3. Client Uses the Valet Key

The client includes the token in subsequent requests to access the resource. The resource server validates the token, checks its permissions, and allows or denies the requested operation accordingly.

4. Expiry or Revocation

Once the token expires or is revoked, it becomes invalid, ensuring the client can no longer access the resource.

Examples of the Valet Key Pattern in Action

1. Cloud Storage (Pre-signed URLs)

Amazon S3, Google Cloud Storage, and Azure Blob Storage allow generating pre-signed URLs that enable temporary, scoped access to specific files. For example, a user can upload a file using a URL valid for 15 minutes without needing direct access credentials.

2. API Design

APIs often issue temporary access tokens for limited operations. OAuth 2.0 tokens, for instance, can be scoped to allow access to specific endpoints or resources.

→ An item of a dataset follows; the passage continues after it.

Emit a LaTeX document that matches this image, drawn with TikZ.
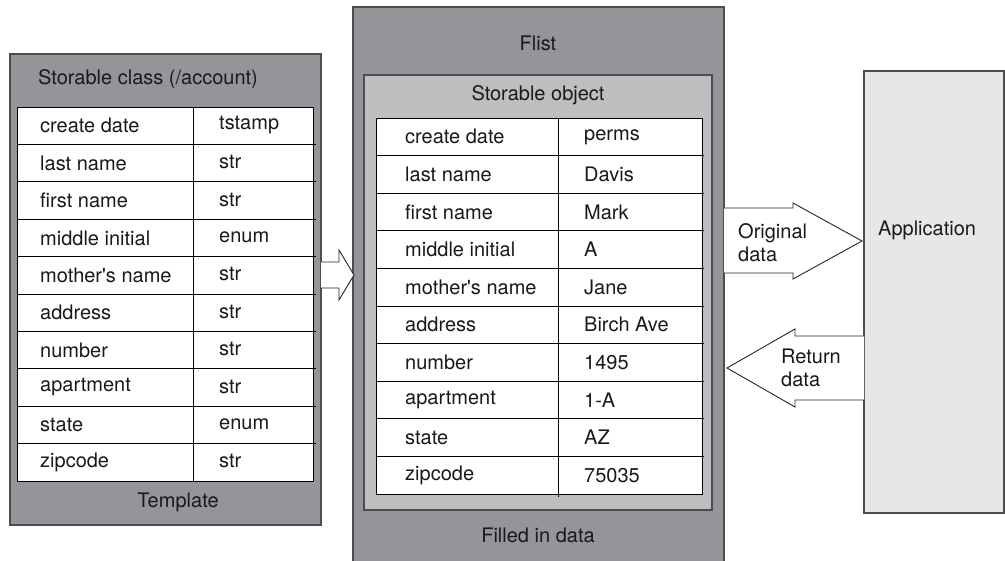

3. Media Sharing Platforms

Platforms like YouTube or Dropbox use the Valet Key Pattern to provide limited access to files. A shareable link often embeds permissions and expiration details.

Implementation Steps

1. Define Permissions Scope

Identify the specific operations or resources the token should allow. Use the principle of least privilege to limit permissions.

2. Generate Secure Tokens

Create tokens with cryptographic signing to ensure authenticity. Include metadata such as:

• Resource identifiers
• Permissions
• Expiry time
• Issuer information

3. Validate Tokens

The resource server must validate incoming tokens by checking the signature, expiration, and permissions.

4. Monitor and Revoke

Maintain a mechanism to monitor token usage and revoke them if misuse is detected.

Best Practices

1. Use HTTPS: Always transmit tokens over secure channels to prevent interception.
2. Minimize Token Lifetime: Short-lived tokens reduce the risk of misuse.
3. Implement Auditing: Log token usage for monitoring and troubleshooting.
4. Employ Secure Signing: Use robust cryptographic algorithms to sign tokens and prevent tampering.

Challenges

• Token Management: Requires robust infrastructure for token generation, validation, and revocation.
• Revocation Delays: Invalidation mechanisms may not instantly propagate in distributed systems.